To fault someone simply because they are more masculine than you are?? There's NOTHING wrong with men who don't share your (anyone) characteristics. And to suggest that females like men who act badly??
They are in the minority in my opinion. Not many people, male or female, want to be with someone who breaks the law, etc.
Jesus Christ...maybe if people stopped focusing so much of their energy on who they AREN'T and stopped obsessing over these stereotypes, they'd have more time and energy to focus on THEMSELVES.
Yes, there are certainly men out there who fit that stereotype, but ****. Move the hell on.
The 'obsession' with the bad boy stereotype? Look at youtube, theres dozens of women with videos telling men how to act like a 'bad boy' if they want to attract them. Not only that, they love thrashing 'nice guys'. Honestly, it made me not like women as much as I use to. Because in these videos they come off as narcissistic, cold, selfish, and quite frankly heartless.
I have/had five sisters. ALL of them are/were primarily attracted to 'bad boys'. One of my sisters almost makes 6 figures and is a 9. Yet she actually considered a 'bad boy' who just finished a 15 year jail sentence but only turned him down when she found out he was playing someone else at the same time.

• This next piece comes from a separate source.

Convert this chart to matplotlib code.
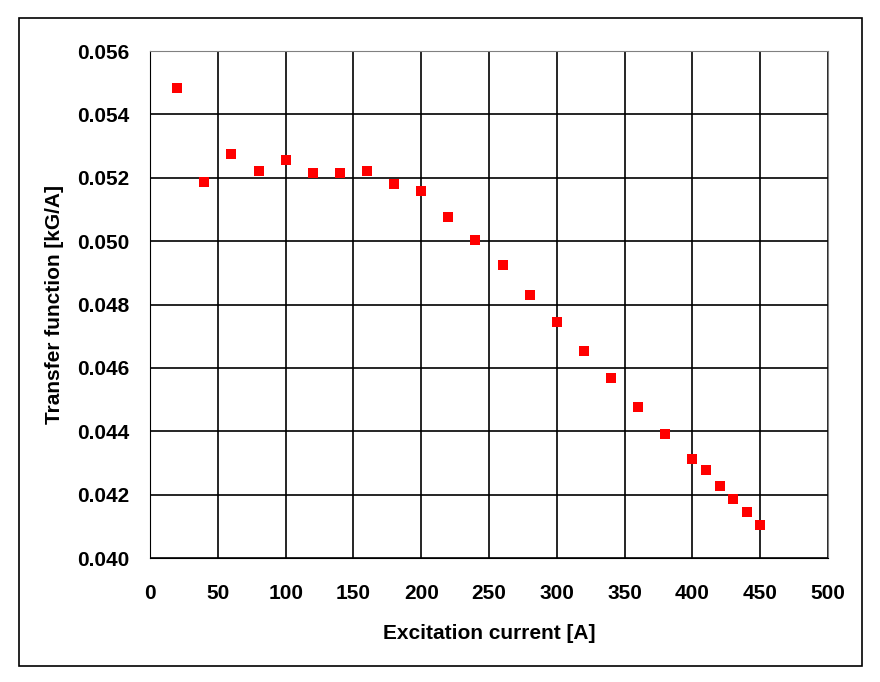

If a 'bad boy' can be attractive to my sister, why would I not be interested in this social dynamic?
Paraiyar said:
Plenty of my friends who have girlfriends are decent guys. Just forget this whole stupid dichotomy and start doing more for yourself.
I feel its better to understand this then 'move on' rather then simply forgetting about it. The world in general is very screwed up. You can either turn a blind eye to all the garbage, or you can see the garbage, understand how if affects you and what you want from life, and then move on.